He said the investigation should include the leaks of details of the May 2011 raid in Abbotabad that resulted in the killing of al Qaeda leader Osama bin Laden, the disclosures of secret U.S. bases in Africa and a secret U.S. drone base in Pakistan, the disclosure of the process the president uses to compile his "kill list," and disclosures of details of negotiations between the U.S. and the Taliban over a prisoner swap for Army private Bowe Bergdahl.

The Cable pointed out that two of those leaks were disclosed publicly by Feinstein herself. She disclosed the existence of the Pakistan drone base in an open hearing in 2009 and disclosed the details of the Taliban negotiations in a March interview with The Cable.

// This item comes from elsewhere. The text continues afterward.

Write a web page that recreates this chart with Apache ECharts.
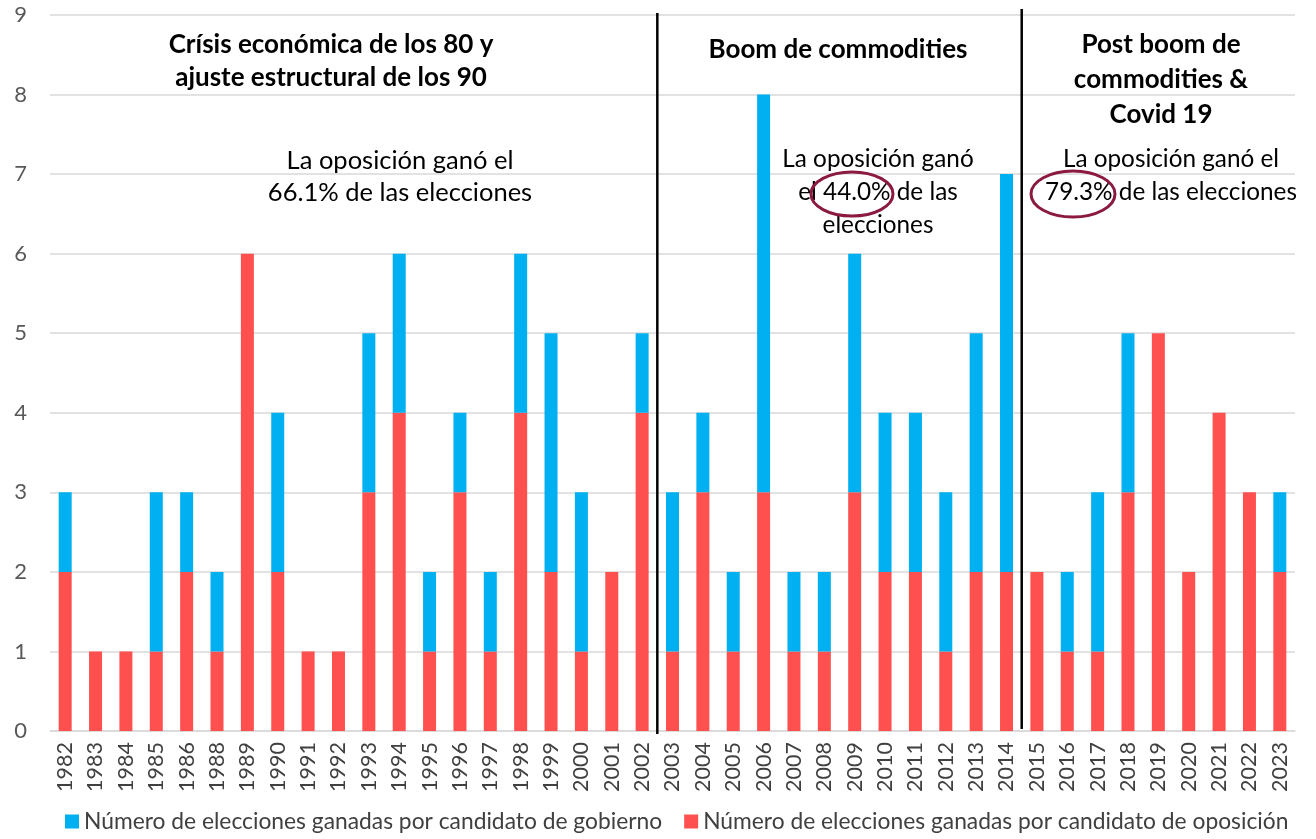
<!DOCTYPE html>
<html>
<head>
<meta charset="utf-8">
<script src="https://cdn.jsdelivr.net/npm/echarts@6/dist/echarts.min.js"></script>
<style>
  html, body { margin: 0; padding: 0; background: #fff; }
  #chart { width: 1316px; height: 839px; }
</style>
</head>
<body>
<div id="chart"></div>
<script>
// Election years (1987 had no elections)
const years = ['1982','1983','1984','1985','1986','1988','1989','1990','1991','1992','1993','1994','1995','1996','1997','1998','1999','2000','2001','2002',
  '2003','2004','2005','2006','2007','2008','2009','2010','2011','2012','2013','2014',
  '2015','2016','2017','2018','2019','2020','2021','2022','2023'];

// Elections won by the opposition candidate
const opposition = [2,1,1,1,2,1,6,2,1,1,3,4,1,3,1,4,2,1,2,4,
  1,3,1,3,1,1,3,2,2,1,2,2,
  2,1,1,3,5,2,4,3,2];

// Elections won by the government candidate
const government = [1,0,0,2,1,1,0,2,0,0,2,2,1,1,1,2,3,2,0,1,
  2,1,1,5,1,1,3,2,2,2,3,5,
  0,1,2,2,0,0,0,0,1];

const yTicks = [0,1,2,3,4,5,6,7,8,9];

// Period boundaries: last year of each period before a divider
const dividersAfter = ['2002','2014'];

const govName = 'Número de elecciones ganadas por candidato de gobierno';
const oppName = 'Número de elecciones ganadas por candidato de oposición';

const FONT = 'Lato, "Open Sans", sans-serif';

const chart = echarts.init(document.getElementById('chart'));

const option = {
  animation: false,
  textStyle: { fontFamily: FONT },
  grid: { left: 50, right: 21, top: 15, bottom: 108 },
  legend: {
    bottom: 1,
    left: 60,
    data: [govName, oppName],
    icon: 'rect',
    itemWidth: 14,
    itemHeight: 14,
    itemGap: 22,
    textStyle: { fontSize: 22.8, color: '#404040', fontFamily: FONT }
  },
  xAxis: {
    type: 'category',
    data: years,
    axisLine: { lineStyle: { color: '#d9d9d9', width: 1.5 } },
    axisTick: { show: false },
    axisLabel: { rotate: 90, fontSize: 21.5, color: '#404040', margin: 11, interval: 0, fontFamily: FONT }
  },
  yAxis: {
    type: 'value',
    min: yTicks[0],
    max: yTicks[yTicks.length - 1],
    interval: 1,
    axisLine: { show: false },
    axisTick: { show: false },
    axisLabel: { fontSize: 22, color: '#595959', margin: 23, fontFamily: FONT },
    splitLine: { lineStyle: { color: '#d9d9d9', width: 1.5 } }
  },
  series: [
    {
      name: oppName,
      type: 'bar',
      stack: 'total',
      data: opposition,
      barWidth: 13,
      itemStyle: { color: '#ff5050' }
    },
    {
      name: govName,
      type: 'bar',
      stack: 'total',
      data: government,
      barWidth: 13,
      itemStyle: { color: '#00b0f0' }
    }
  ]
};

chart.setOption(option);

// Dividers between periods, placed halfway between neighbouring categories
const graphics = [];
dividersAfter.forEach(function (y, k) {
  const i = years.indexOf(y);
  const x0 = chart.convertToPixel({ xAxisIndex: 0 }, years[i]);
  const x1 = chart.convertToPixel({ xAxisIndex: 0 }, years[i + 1]);
  const xm = (x0 + x1) / 2;
  const yTop = chart.convertToPixel({ yAxisIndex: 0 }, yTicks[yTicks.length - 1]);
  const yBot = chart.convertToPixel({ yAxisIndex: 0 }, 0);
  graphics.push({
    type: 'line',
    shape: { x1: xm, y1: yTop + (k === 0 ? -2 : -6), x2: xm, y2: yBot + (k === 0 ? 3 : -2) },
    style: { stroke: '#000', lineWidth: 2.5 },
    z: 10
  });
});

const titleFont = 'bold 26px ' + FONT;

function txt(text, x, y, font, lh) {
  return {
    type: 'text',
    x: x, y: y,
    style: { text: text, font: font, fill: '#000', align: 'center', verticalAlign: 'top', lineHeight: lh },
    z: 20
  };
}

graphics.push(txt('Crísis económica de los 80 y\najuste estructural de los 90', 331, 28, titleFont, 33));
graphics.push(txt('Boom de commodities', 838, 33, titleFont, 33));
graphics.push(txt('Post boom de\ncommodities &\nCovid 19', 1161, 27, titleFont, 35));

graphics.push(txt('La oposición ganó el\n66.1% de las elecciones', 400, 145, '25.5px ' + FONT, 32));
graphics.push(txt('La oposición ganó\nel 44.0% de las\nelecciones', 878, 143, '24.3px ' + FONT, 33));
graphics.push(txt('La oposición ganó el\n79.3% de las elecciones', 1171, 143, '24.3px ' + FONT, 33));

// Highlight rings around the two percentages
graphics.push({
  type: 'ellipse',
  shape: { cx: 852, cy: 194, rx: 41, ry: 22 },
  style: { fill: 'none', stroke: '#8b1a3e', lineWidth: 3 },
  z: 21
});
graphics.push({
  type: 'ellipse',
  shape: { cx: 1073, cy: 194, rx: 42, ry: 23 },
  style: { fill: 'none', stroke: '#8b1a3e', lineWidth: 3 },
  z: 21
});

chart.setOption({ graphic: graphics });
</script>
</body>
</html>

"My beef is not with Senator Feinstein. My beef is with a system that’s failing," Graham said. "I think that this failure is politically motivated. The leaks have tried to create a political advantage for this president. Nothing Senator Feinstein has done or said has been in that mode."

Feinstein’s leaks may have been accidental and her disclosures about negotiations with the Taliban didn’t actually compromise any counterterrorism operations in the field, so the investigation should be limited to the actions of administration officials, Graham said.

"This is part of a plan to compromise our programs for political purposes, in my view. That’s the allegation I’m making," he said.

Josh Rogin covers national security and foreign policy and writes the daily Web column The Cable. His column appears bi-weekly in the print edition of The Washington Post. He can be reached for comments or tips at josh.rogin@foreignpolicy.com.

Previously, Josh covered defense and foreign policy as a staff writer for Congressional Quarterly, writing extensively on Iraq, Afghanistan, Guantánamo Bay, U.S.-Asia relations, defense budgeting and appropriations, and the defense lobbying and contracting industries. Prior to that, he covered military modernization, cyber warfare, space, and missile defense for Federal Computer Week Magazine. He has also served as Pentagon Staff Reporter for the Asahi Shimbun, Japan's leading daily newspaper, in its Washington, D.C., bureau, where he reported on U.S.-Japan relations, Chinese military modernization, the North Korean nuclear crisis, and more.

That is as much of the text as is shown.